start Exercise materials

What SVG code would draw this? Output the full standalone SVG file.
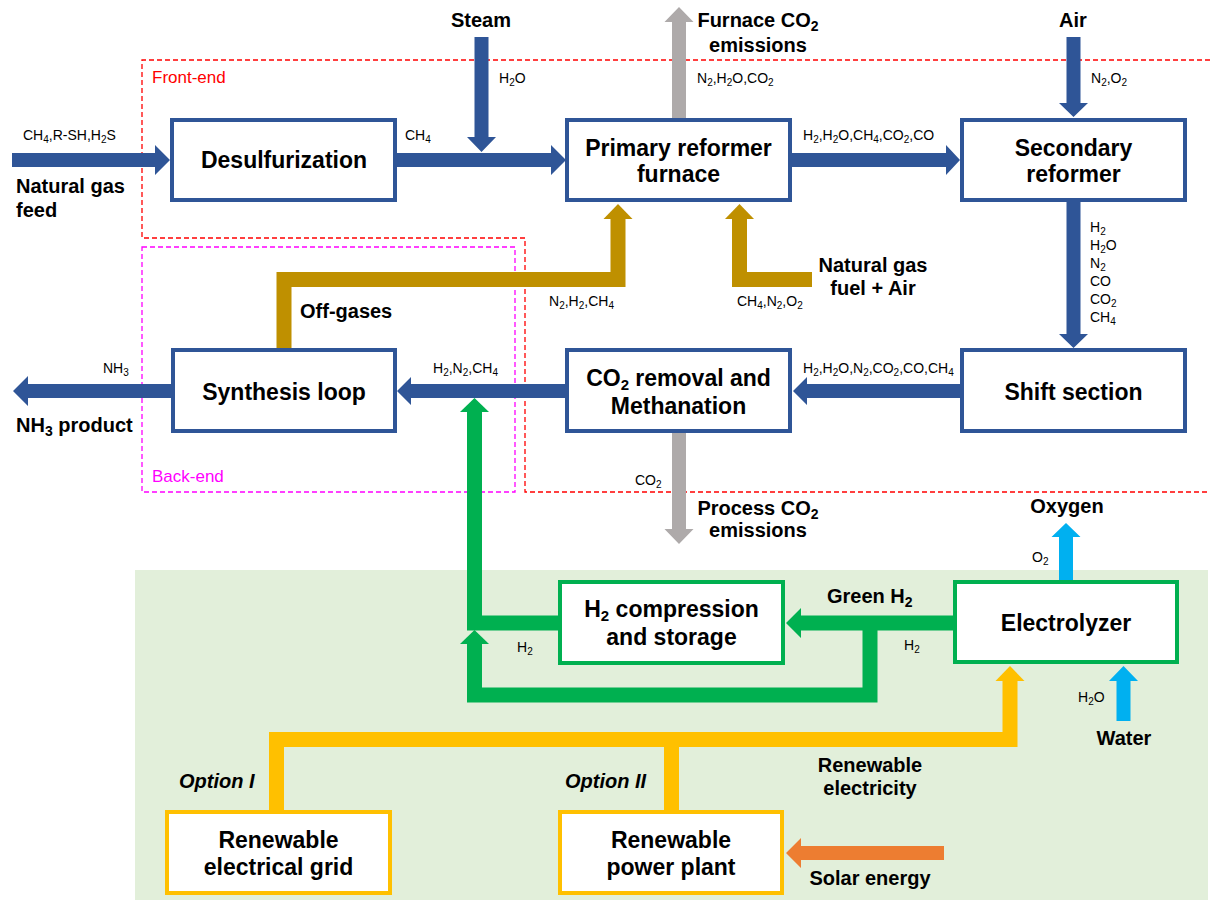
<svg xmlns="http://www.w3.org/2000/svg" width="1210" height="901" viewBox="0 0 1210 901">
<style>
text{font-family:"Liberation Sans",Arial,sans-serif;fill:#000}
.n{font-size:23px;font-weight:bold;text-anchor:middle}
.l{font-size:20px;font-weight:bold}
.m{text-anchor:middle}
.s{font-size:14px}
.it{font-style:italic}
.bb{fill:#fff;stroke:#2F5597;stroke-width:4}
.gb{fill:#fff;stroke:#00B050;stroke-width:4}
.yb{fill:#fff;stroke:#FFC000;stroke-width:4}
.blue{fill:#2F5597}
.gray{fill:#AEAAAA}
.gold{fill:#BF9000}
.goldl{fill:none;stroke:#BF9000;stroke-width:15;stroke-linejoin:miter}
.green{fill:#00B050}
.greenl{fill:none;stroke:#00B050;stroke-width:15;stroke-linejoin:miter}
.yel{fill:#FFC000}
.yell{fill:none;stroke:#FFC000;stroke-width:15;stroke-linejoin:miter}
.lb{fill:#00B0F0}
.or{fill:#ED7D31}
</style>
<rect width="1210" height="901" fill="#fff"/>
<rect x="135" y="570" width="1073" height="330" fill="#E2EFDA"/>
<g id="regions">
<path d="M1210,60 H142 V238 H525 V492 H1210" fill="none" stroke="#FF0000" stroke-width="1.3" stroke-dasharray="5,3"/>
<rect x="142" y="247" width="373" height="245" fill="none" stroke="#FF00FF" stroke-width="1.3" stroke-dasharray="5,3"/>
<text x="152" y="83" font-size="17" style="fill:#FF0000">Front-end</text>
<text x="152" y="482" font-size="17" style="fill:#FF00FF">Back-end</text>
</g>
<g id="connectors">
<polygon class="blue" points="12,153 155,153 155,145 170,160 155,175 155,167 12,167"/>
<polygon class="blue" points="397,153 551,153 551,145 566,160 551,175 551,167 397,167"/>
<polygon class="blue" points="792,153 946,153 946,145 960,160 946,175 946,167 792,167"/>
<polygon class="blue" points="474.5,37 488.5,37 488.5,137 496,137 481.5,152 467,137 474.5,137"/>
<polygon class="blue" points="1066.5,37 1080.5,37 1080.5,103 1088,103 1073.5,117 1059,103 1066.5,103"/>
<polygon class="blue" points="1066.5,202 1080.5,202 1080.5,334 1088,334 1073.5,348 1059,334 1066.5,334"/>
<polygon class="blue" points="960,384 807,384 807,377 793,391 807,405 807,398 960,398"/>
<polygon class="blue" points="566,384 411,384 411,377 397,391 411,405 411,398 566,398"/>
<polygon class="blue" points="171,384 28,384 28,376 13,391 28,406 28,398 171,398"/>
<polygon class="gray" points="672,118 686,118 686,22 693.5,22 679,7 664.5,22 672,22"/>
<polygon class="gray" points="672,433 686,433 686,529 693.5,529 679,544 664.5,529 672,529"/>
<polyline class="goldl" points="284,349 284,279.5 618,279.5 618,218"/>
<polygon class="gold" points="603.5,219 632.5,219 618,204"/>
<polyline class="goldl" points="812,279.5 739.5,279.5 739.5,218"/>
<polygon class="gold" points="725,219 754,219 739.5,204"/>
<polygon class="green" points="953,615.5 801,615.5 801,608 786,623 801,638 801,630.5 953,630.5"/>
<polyline class="greenl" points="558,623 474.5,623 474.5,411"/>
<polygon class="green" points="460,412 489,412 474.5,398"/>
<polyline class="greenl" points="870,623 870,695 474.5,695 474.5,643"/>
<polygon class="green" points="460,644 489,644 474.5,630"/>
<polyline class="yell" points="276.5,810 276.5,739.5 1010,739.5 1010,680"/>
<line x1="671.5" y1="739.5" x2="671.5" y2="810" stroke="#FFC000" stroke-width="15"/>
<polygon class="yel" points="995.5,681 1024.5,681 1010,666"/>
<polygon class="lb" points="1059,580 1073,580 1073,537 1080.5,537 1066,523 1051.5,537 1059,537"/>
<polygon class="lb" points="1116.5,721 1130.5,721 1130.5,681 1138,681 1123.5,666 1109,681 1116.5,681"/>
<polygon class="or" points="944,846 801,846 801,838 786,853 801,868 801,860 944,860"/>
</g>
<g id="desulfurization">
<rect class="bb" x="172" y="120" width="223" height="80"/>
<text class="n" x="284" y="168">Desulfurization</text>
</g>
<g id="primary-reformer">
<rect class="bb" x="567" y="120" width="223" height="80"/>
<text class="n" x="678.5" y="156">Primary reformer</text>
<text class="n" x="678.5" y="182">furnace</text>
</g>
<g id="secondary-reformer">
<rect class="bb" x="962" y="120" width="223" height="80"/>
<text class="n" x="1073.5" y="156">Secondary</text>
<text class="n" x="1073.5" y="182">reformer</text>
</g>
<g id="synthesis-loop">
<rect class="bb" x="173" y="350" width="222" height="81"/>
<text class="n" x="284" y="400">Synthesis loop</text>
</g>
<g id="co2-removal">
<rect class="bb" x="567" y="350" width="223" height="81"/>
<text class="n" x="678.5" y="386">CO<tspan font-size="15" dy="4">2</tspan><tspan dy="-4"> removal and</tspan></text>
<text class="n" x="678.5" y="414">Methanation</text>
</g>
<g id="shift-section">
<rect class="bb" x="962" y="350" width="223" height="81"/>
<text class="n" x="1073.5" y="400">Shift section</text>
</g>
<g id="h2-compression">
<rect class="gb" x="560" y="582" width="223" height="81"/>
<text class="n" x="671.5" y="617">H<tspan font-size="15" dy="4">2</tspan><tspan dy="-4"> compression</tspan></text>
<text class="n" x="671.5" y="645">and storage</text>
</g>
<g id="electrolyzer">
<rect class="gb" x="955" y="582" width="222" height="80"/>
<text class="n" x="1066" y="631">Electrolyzer</text>
</g>
<g id="renewable-grid">
<rect class="yb" x="167" y="812" width="223" height="81"/>
<text class="n" x="278.5" y="848">Renewable</text>
<text class="n" x="278.5" y="875">electrical grid</text>
</g>
<g id="renewable-plant">
<rect class="yb" x="560" y="812" width="222" height="81"/>
<text class="n" x="671" y="848">Renewable</text>
<text class="n" x="671" y="875">power plant</text>
</g>
<g id="labels">
<text class="s" x="23" y="140">CH<tspan font-size="10" dy="3">4</tspan><tspan dy="-3">,R-SH,H</tspan><tspan font-size="10" dy="3">2</tspan><tspan dy="-3">S</tspan></text>
<text class="s" x="405" y="140">CH<tspan font-size="10" dy="3">4</tspan></text>
<text class="s" x="499" y="83">H<tspan font-size="10" dy="3">2</tspan><tspan dy="-3">O</tspan></text>
<text class="s" x="697" y="83">N<tspan font-size="10" dy="3">2</tspan><tspan dy="-3">,H</tspan><tspan font-size="10" dy="3">2</tspan><tspan dy="-3">O,CO</tspan><tspan font-size="10" dy="3">2</tspan></text>
<text class="s" x="803" y="140">H<tspan font-size="10" dy="3">2</tspan><tspan dy="-3">,H</tspan><tspan font-size="10" dy="3">2</tspan><tspan dy="-3">O,CH</tspan><tspan font-size="10" dy="3">4</tspan><tspan dy="-3">,CO</tspan><tspan font-size="10" dy="3">2</tspan><tspan dy="-3">,CO</tspan></text>
<text class="s" x="1091" y="83">N<tspan font-size="10" dy="3">2</tspan><tspan dy="-3">,O</tspan><tspan font-size="10" dy="3">2</tspan></text>
<text class="s" x="1090" y="232">H<tspan font-size="10" dy="3">2</tspan></text>
<text class="s" x="1090" y="250">H<tspan font-size="10" dy="3">2</tspan><tspan dy="-3">O</tspan></text>
<text class="s" x="1090" y="268">N<tspan font-size="10" dy="3">2</tspan></text>
<text class="s" x="1090" y="286">CO</text>
<text class="s" x="1090" y="304">CO<tspan font-size="10" dy="3">2</tspan></text>
<text class="s" x="1090" y="322">CH<tspan font-size="10" dy="3">4</tspan></text>
<text class="s" x="549" y="306">N<tspan font-size="10" dy="3">2</tspan><tspan dy="-3">,H</tspan><tspan font-size="10" dy="3">2</tspan><tspan dy="-3">,CH</tspan><tspan font-size="10" dy="3">4</tspan></text>
<text class="s" x="737" y="306">CH<tspan font-size="10" dy="3">4</tspan><tspan dy="-3">,N</tspan><tspan font-size="10" dy="3">2</tspan><tspan dy="-3">,O</tspan><tspan font-size="10" dy="3">2</tspan></text>
<text class="s" x="103" y="373">NH<tspan font-size="10" dy="3">3</tspan></text>
<text class="s" x="433" y="373">H<tspan font-size="10" dy="3">2</tspan><tspan dy="-3">,N</tspan><tspan font-size="10" dy="3">2</tspan><tspan dy="-3">,CH</tspan><tspan font-size="10" dy="3">4</tspan></text>
<text class="s" x="803" y="373">H<tspan font-size="10" dy="3">2</tspan><tspan dy="-3">,H</tspan><tspan font-size="10" dy="3">2</tspan><tspan dy="-3">O,N</tspan><tspan font-size="10" dy="3">2</tspan><tspan dy="-3">,CO</tspan><tspan font-size="10" dy="3">2</tspan><tspan dy="-3">,CO,CH</tspan><tspan font-size="10" dy="3">4</tspan></text>
<text class="s" x="635" y="485">CO<tspan font-size="10" dy="3">2</tspan></text>
<text class="s" x="1032" y="562">O<tspan font-size="10" dy="3">2</tspan></text>
<text class="s" x="517" y="652">H<tspan font-size="10" dy="3">2</tspan></text>
<text class="s" x="904" y="650">H<tspan font-size="10" dy="3">2</tspan></text>
<text class="s" x="1078" y="702">H<tspan font-size="10" dy="3">2</tspan><tspan dy="-3">O</tspan></text>
<text class="l" x="16" y="193">Natural gas</text>
<text class="l" x="16" y="217">feed</text>
<text class="l m" x="481" y="27">Steam</text>
<text class="l m" x="758" y="27">Furnace CO<tspan font-size="14" dy="4">2</tspan></text>
<text class="l m" x="758" y="52">emissions</text>
<text class="l m" x="1073" y="27">Air</text>
<text class="l m" x="873" y="272">Natural gas</text>
<text class="l m" x="873" y="295">fuel + Air</text>
<text class="l" x="300" y="318">Off-gases</text>
<text class="l" x="16" y="432">NH<tspan font-size="14" dy="4">3</tspan><tspan dy="-4"> product</tspan></text>
<text class="l m" x="758" y="515">Process CO<tspan font-size="14" dy="4">2</tspan></text>
<text class="l m" x="758" y="537">emissions</text>
<text class="l m" x="1067" y="513">Oxygen</text>
<text class="l" x="827" y="603">Green H<tspan font-size="14" dy="4">2</tspan></text>
<text class="l m" x="1124" y="745">Water</text>
<text class="l m" x="870" y="772">Renewable</text>
<text class="l m" x="870" y="795">electricity</text>
<text class="l it" x="179" y="788">Option I</text>
<text class="l it" x="565" y="788">Option II</text>
<text class="l m" x="870" y="885">Solar energy</text>
</g>
</svg>
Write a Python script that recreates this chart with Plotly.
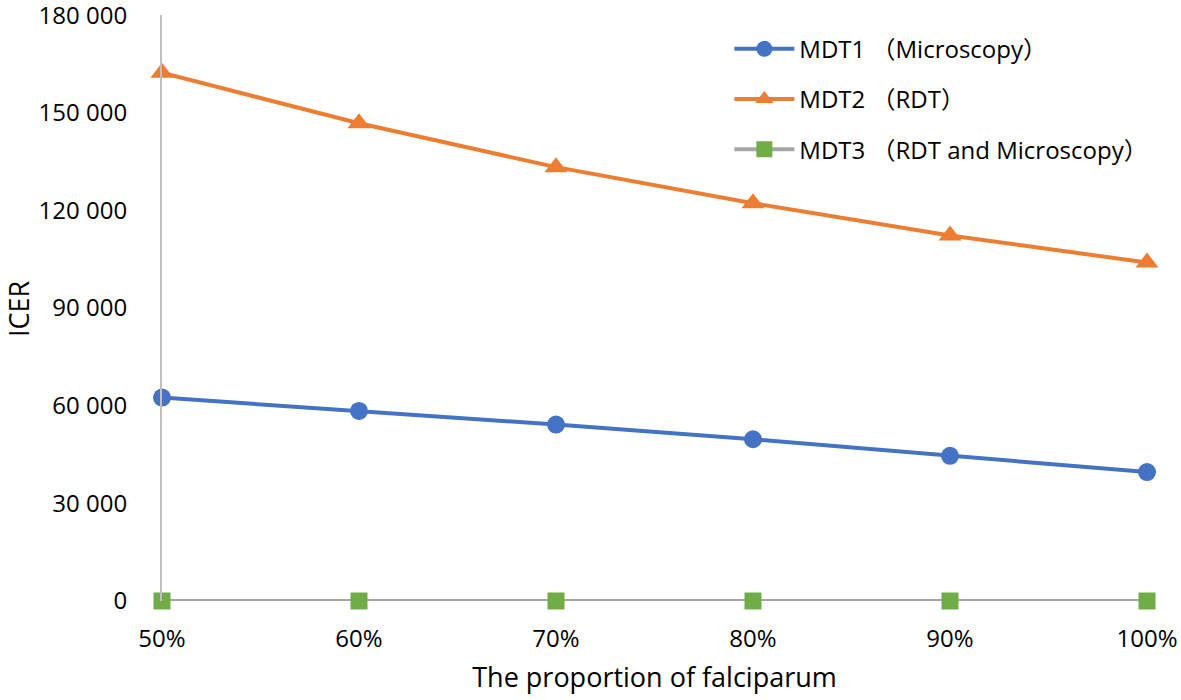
import plotly.graph_objects as go

categories = ["50%", "60%", "70%", "80%", "90%", "100%"]
mdt1 = [62500, 58400, 54200, 49700, 44600, 39600]
mdt2 = [162300, 146800, 133300, 122200, 112300, 104000]
mdt3 = [0, 0, 0, 0, 0, 0]
names = ["MDT1 （Microscopy）", "MDT2 （RDT）", "MDT3 （RDT and Microscopy）"]
yticks = [0, 30000, 60000, 90000, 120000, 150000, 180000]

FONT = "Open Sans, Noto Sans CJK SC, sans-serif"
fig = go.Figure()
specs = [
    (mdt3, names[2], "#A5A5A5", "#70AD47", "square", 17),
    (mdt1, names[0], "#4472C4", "#4472C4", "circle", 18),
    (mdt2, names[1], "#ED7D31", "#ED7D31", "triangle-up", 20),
]
order = {names[0]: 1, names[1]: 2, names[2]: 3}
for vals, name, lc, mc, sym, sz in specs:
    fig.add_trace(go.Scatter(
        x=categories, y=vals, name=name, mode="lines+markers",
        line=dict(color=lc, width=4),
        marker=dict(color=mc, symbol=sym, size=sz, line=dict(width=0)),
        cliponaxis=False, legendrank=order[name], legendgroup=name,
    ))

fig.add_annotation(text="ICER", textangle=-90, xref="paper", yref="paper",
                   x=-0.1462, y=0.5, xanchor="center", yanchor="middle",
                   showarrow=False, font=dict(family=FONT, size=27, color="#000000"))

fig.update_layout(
    width=1181, height=700,
    margin=dict(l=162, r=34, t=15, b=99),
    plot_bgcolor="white", paper_bgcolor="white",
    font=dict(family=FONT, size=24, color="#000000"),
    showlegend=True,
    legend=dict(x=0.576, y=0.98, xanchor="left", yanchor="top",
                bgcolor="rgba(0,0,0,0)", font=dict(family=FONT, size=24),
                traceorder="grouped", tracegroupgap=16, itemwidth=60),
    xaxis=dict(
        type="category", range=[0, 5], showgrid=False, zeroline=False,
        showline=False, ticks="outside", ticklen=16, tickcolor="rgba(0,0,0,0)",
        title=dict(text="The proportion of falciparum", standoff=15,
                   font=dict(family=FONT, size=27)),
        tickfont=dict(family=FONT, size=24), automargin=False,
        ticklabeloverflow="allow",
    ),
    yaxis=dict(
        range=[0, 180050], tickmode="array", tickvals=yticks,
        ticktext=[f"{v:,}".replace(",", " ") for v in yticks],
        showgrid=False, zeroline=False, showline=True, linecolor="#BFBFBF",
        linewidth=2, ticks="outside", ticklen=28, tickcolor="rgba(0,0,0,0)",
        tickfont=dict(family=FONT, size=24), automargin=False,
        ticklabeloverflow="allow",
    ),
)
fig.write_html("out.html", config={"displayModeBar": False},
               post_script="document.body.style.margin='0';")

end Exercise materials

• Stated task: Look above for the line with "Write a Python" and the line with "import plotly.graph_objects as go", then copy exactly the lines from the first through the second, both kept, with no pictures.

• Answer below:
Write a Python script that recreates this chart with Plotly.
import plotly.graph_objects as go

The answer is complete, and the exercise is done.